Writing: it’s like planting a garden


When my husband and I were looking at houses to buy—over 21 years ago!—he was a little distressed when at each property our realtor showed us, I would immediately start envisioning the garden I might plant there. I had to explain to him  this was an irrepressible involuntary response to seeing what was often a blank space, and no “bonding” was implied. Until I had a garden of my own, this was just an exercise I seemed to need to go through to see if I could make a garden at whatever lot we were looking at.

My introduction to reading, and then writing, Jane Austen Fan Fiction was very much the same. The first title I read was What Would Mr. Darcy Do? by Abigail Reynolds. It planted seeds by answering  questions I always had about various facets of Pride and Prejudice, with the biggest, healthiest sprout of curiosity being: why did Darcy visit Elizabeth in Lambton on that fateful Friday morning, when he knew he would be seeing her that evening? Sure, sure…we all think we know the answer, but Ms. Reynolds gave us her version, and set me thinking about what my own conjectures might be, and well, the rest, as they say, is history.

So, each new book of P & P variations  I read became like those dozens of potential gardens I saw. What would I edit (pruning)? Were there too many introduced characters (weeding)? How did Darcy and Elizabeth progress in their understanding of each other (nourishing the soil)? Where there unbelievable elements (trying to grow tropical flowers in Portland)? Was there fulfilling physical intimacy between them (why plant a garden then cut off all the flowers just before they bloom!)?
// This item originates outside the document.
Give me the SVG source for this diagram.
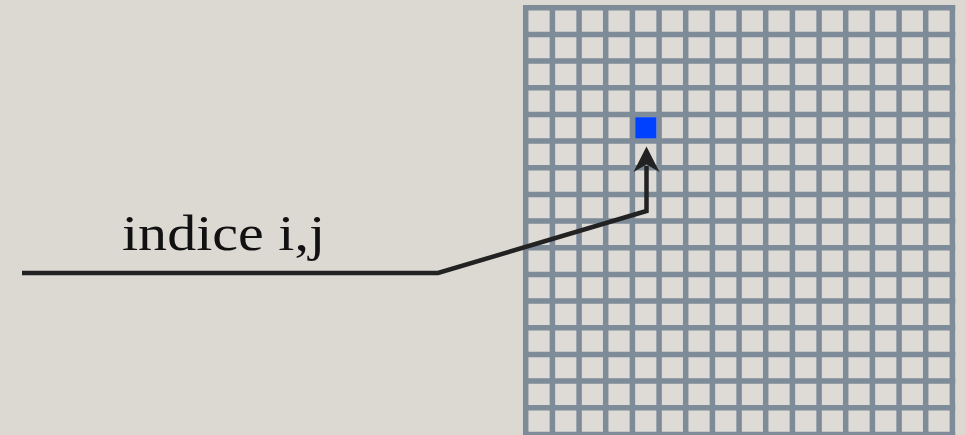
<svg xmlns="http://www.w3.org/2000/svg" width="965" height="435" viewBox="0 0 965 435">
<defs>
<style>
.g line{stroke:#7e8b99;stroke-width:5.5}
.conn{fill:none;stroke:#222;stroke-width:4.5;stroke-linejoin:miter}
.head{fill:#222}
.lbl{font-family:"Liberation Serif",serif;font-size:50px;fill:#111}
</style>
</defs>
<rect width="965" height="435" fill="#dcd9d3"/>
<g id="grid" class="g">
<rect x="525.75" y="7.75" width="426.7" height="440" fill="#dedbd6"/>
<line x1="525.7" y1="5" x2="525.7" y2="435"/>
<line x1="552.4" y1="5" x2="552.4" y2="435"/>
<line x1="579.1" y1="5" x2="579.1" y2="435"/>
<line x1="605.7" y1="5" x2="605.7" y2="435"/>
<line x1="632.4" y1="5" x2="632.4" y2="435"/>
<line x1="659.1" y1="5" x2="659.1" y2="435"/>
<line x1="685.7" y1="5" x2="685.7" y2="435"/>
<line x1="712.4" y1="5" x2="712.4" y2="435"/>
<line x1="739.1" y1="5" x2="739.1" y2="435"/>
<line x1="765.7" y1="5" x2="765.7" y2="435"/>
<line x1="792.4" y1="5" x2="792.4" y2="435"/>
<line x1="819.1" y1="5" x2="819.1" y2="435"/>
<line x1="845.7" y1="5" x2="845.7" y2="435"/>
<line x1="872.4" y1="5" x2="872.4" y2="435"/>
<line x1="899.1" y1="5" x2="899.1" y2="435"/>
<line x1="925.7" y1="5" x2="925.7" y2="435"/>
<line x1="952.4" y1="5" x2="952.4" y2="435"/>
<line x1="523" y1="7.75" x2="955.2" y2="7.75"/>
<line x1="523" y1="34.4" x2="955.2" y2="34.4"/>
<line x1="523" y1="61.1" x2="955.2" y2="61.1"/>
<line x1="523" y1="87.75" x2="955.2" y2="87.75"/>
<line x1="523" y1="114.4" x2="955.2" y2="114.4"/>
<line x1="523" y1="141.1" x2="955.2" y2="141.1"/>
<line x1="523" y1="167.75" x2="955.2" y2="167.75"/>
<line x1="523" y1="194.4" x2="955.2" y2="194.4"/>
<line x1="523" y1="221.1" x2="955.2" y2="221.1"/>
<line x1="523" y1="247.75" x2="955.2" y2="247.75"/>
<line x1="523" y1="274.4" x2="955.2" y2="274.4"/>
<line x1="523" y1="301.1" x2="955.2" y2="301.1"/>
<line x1="523" y1="327.75" x2="955.2" y2="327.75"/>
<line x1="523" y1="354.4" x2="955.2" y2="354.4"/>
<line x1="523" y1="381.1" x2="955.2" y2="381.1"/>
<line x1="523" y1="407.75" x2="955.2" y2="407.75"/>
<line x1="523" y1="434.4" x2="955.2" y2="434.4"/>
</g>
<g id="cell">
<rect x="635.2" y="117.2" width="21.2" height="21.2" fill="#0040ff"/>
</g>
<g id="connectors">
<path class="conn" d="M22,273 L438,273 L646.5,211 L646.5,166"/>
<path class="head" d="M646.5,146.5 L659.5,172 L646.5,164.5 L633.5,172 Z"/>
</g>
<g id="label">
<text class="lbl" x="122" y="250" textLength="203" lengthAdjust="spacingAndGlyphs">indice i,j</text>
</g>
</svg>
Like settling into my own garden, when I began to write I was like a champagne cork shot out of a bottle. Big bold flowers, roses, phlox, clematis, peonies—sex!—everywhere, but perhaps that first story didn’t have the thoughtfulness, the structure, if you will, a good garden needs to give multi-season interest, and give the eyes an occasional place to rest without excessive stimulation.
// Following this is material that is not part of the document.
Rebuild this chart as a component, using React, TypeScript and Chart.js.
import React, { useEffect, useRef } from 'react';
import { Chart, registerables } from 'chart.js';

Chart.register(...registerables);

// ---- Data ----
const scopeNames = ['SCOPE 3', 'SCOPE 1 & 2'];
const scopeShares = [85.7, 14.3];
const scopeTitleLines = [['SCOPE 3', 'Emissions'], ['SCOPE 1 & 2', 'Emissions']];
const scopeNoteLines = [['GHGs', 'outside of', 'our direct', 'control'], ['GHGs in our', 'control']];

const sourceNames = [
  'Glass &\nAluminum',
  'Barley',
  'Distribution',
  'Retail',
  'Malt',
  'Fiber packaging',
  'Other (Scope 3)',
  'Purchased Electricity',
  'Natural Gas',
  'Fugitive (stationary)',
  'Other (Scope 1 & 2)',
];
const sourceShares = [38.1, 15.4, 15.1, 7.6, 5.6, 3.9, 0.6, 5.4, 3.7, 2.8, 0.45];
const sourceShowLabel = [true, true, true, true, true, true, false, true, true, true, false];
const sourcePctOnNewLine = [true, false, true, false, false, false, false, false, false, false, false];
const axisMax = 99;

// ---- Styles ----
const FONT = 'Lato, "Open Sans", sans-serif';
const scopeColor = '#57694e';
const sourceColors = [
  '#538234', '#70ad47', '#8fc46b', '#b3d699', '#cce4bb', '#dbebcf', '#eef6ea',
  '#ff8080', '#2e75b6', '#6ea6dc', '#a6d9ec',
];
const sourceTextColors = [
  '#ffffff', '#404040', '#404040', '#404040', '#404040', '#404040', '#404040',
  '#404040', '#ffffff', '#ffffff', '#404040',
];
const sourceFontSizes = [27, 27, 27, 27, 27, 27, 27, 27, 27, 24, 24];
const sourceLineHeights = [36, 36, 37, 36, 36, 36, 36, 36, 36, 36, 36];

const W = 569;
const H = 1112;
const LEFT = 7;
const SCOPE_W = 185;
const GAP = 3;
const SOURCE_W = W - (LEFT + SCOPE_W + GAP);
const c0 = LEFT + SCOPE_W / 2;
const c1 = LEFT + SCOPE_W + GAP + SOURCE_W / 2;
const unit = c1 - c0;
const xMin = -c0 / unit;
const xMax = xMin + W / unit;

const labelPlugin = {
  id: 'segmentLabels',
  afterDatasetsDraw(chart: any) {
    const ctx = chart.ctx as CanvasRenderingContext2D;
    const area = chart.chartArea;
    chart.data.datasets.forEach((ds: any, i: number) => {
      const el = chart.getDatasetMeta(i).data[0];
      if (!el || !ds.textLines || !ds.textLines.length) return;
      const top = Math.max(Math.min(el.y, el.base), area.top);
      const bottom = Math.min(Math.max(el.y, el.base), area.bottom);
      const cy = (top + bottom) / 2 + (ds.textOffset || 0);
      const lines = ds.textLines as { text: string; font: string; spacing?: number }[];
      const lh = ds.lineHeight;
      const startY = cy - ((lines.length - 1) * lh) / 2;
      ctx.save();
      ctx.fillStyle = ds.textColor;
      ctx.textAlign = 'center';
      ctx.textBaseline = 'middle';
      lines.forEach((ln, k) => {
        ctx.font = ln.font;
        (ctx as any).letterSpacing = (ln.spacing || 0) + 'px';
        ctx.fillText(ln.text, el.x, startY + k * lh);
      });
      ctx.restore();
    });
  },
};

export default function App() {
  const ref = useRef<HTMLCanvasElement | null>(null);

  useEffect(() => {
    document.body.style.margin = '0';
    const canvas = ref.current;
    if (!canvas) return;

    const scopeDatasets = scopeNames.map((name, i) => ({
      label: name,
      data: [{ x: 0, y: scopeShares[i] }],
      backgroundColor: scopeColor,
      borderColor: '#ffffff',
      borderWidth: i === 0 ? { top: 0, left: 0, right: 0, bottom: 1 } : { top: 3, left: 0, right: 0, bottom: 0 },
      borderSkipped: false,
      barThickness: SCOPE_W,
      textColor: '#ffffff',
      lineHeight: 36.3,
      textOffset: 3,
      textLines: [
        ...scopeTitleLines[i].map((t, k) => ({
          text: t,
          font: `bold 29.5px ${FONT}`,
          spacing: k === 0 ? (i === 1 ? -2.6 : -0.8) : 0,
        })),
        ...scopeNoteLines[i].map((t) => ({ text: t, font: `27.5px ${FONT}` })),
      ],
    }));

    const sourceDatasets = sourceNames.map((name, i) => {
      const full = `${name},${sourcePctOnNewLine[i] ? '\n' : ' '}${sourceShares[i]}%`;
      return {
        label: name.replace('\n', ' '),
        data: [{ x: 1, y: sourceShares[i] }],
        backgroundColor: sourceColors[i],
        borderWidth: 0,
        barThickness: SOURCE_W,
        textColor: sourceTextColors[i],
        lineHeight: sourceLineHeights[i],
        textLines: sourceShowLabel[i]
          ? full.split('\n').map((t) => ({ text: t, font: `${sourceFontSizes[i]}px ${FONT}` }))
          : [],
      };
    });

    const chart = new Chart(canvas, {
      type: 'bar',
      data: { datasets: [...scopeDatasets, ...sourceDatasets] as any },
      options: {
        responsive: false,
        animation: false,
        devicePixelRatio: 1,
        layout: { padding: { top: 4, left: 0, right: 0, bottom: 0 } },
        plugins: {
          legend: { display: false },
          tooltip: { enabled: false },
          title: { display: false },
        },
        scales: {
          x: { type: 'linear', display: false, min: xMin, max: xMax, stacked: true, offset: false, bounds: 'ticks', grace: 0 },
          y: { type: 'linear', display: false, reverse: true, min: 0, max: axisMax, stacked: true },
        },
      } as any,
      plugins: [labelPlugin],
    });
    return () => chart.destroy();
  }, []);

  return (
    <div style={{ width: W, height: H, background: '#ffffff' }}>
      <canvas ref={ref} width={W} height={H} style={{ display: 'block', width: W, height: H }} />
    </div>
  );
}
Now we come to The Red Chrysanthemum, to be published in September 2013 by Meryton Press. Gardens continue to evolve and improve, just like writers. A garden is never finished, and most writers will tell you that no book is either…one can wordsmith one’s phrasing forever. But at some point, for better or worse, we feel the urge to share our gardens, invite friends and family, perhaps other gardeners, to see what has been created. The time arrives to engage in a conversation about how the garden came about, and where it is going. When TRC was nearly complete, I knew I felt about it the way I felt about my garden, nervously ready to share (letter of query = sending the invitations), ask for advice (editing = pruning, weeding, deleting unpleasing plants and adding better ones), and invite everyone to read it (publish it = hang out the sign “Garden Open Today”).

Welcome to my garden!

4 thoughts on “Writing: it’s like planting a garden

  1. Welcome to the blogging world Linda. You have always been such an inspiration. Looking forward to peeking in and seeing what’s new in this writer’s garden you are building here. If it’s anything like your home garden it will indeed be a delight I’m sure.

    • Thanks Patty! This is a really new adventure for me, not anything I ever expected, that’s for sure!

    • Marcella, then I’d better have something to say! Actually, I’m planning to have a category where I feature some of the plants I’ve mentioned in The Red Chrysanthemum. And I’ll talk more about my writing process, ’cause that helps me understand it better, or as Darcy would say, something like “get my mind under better regulation.”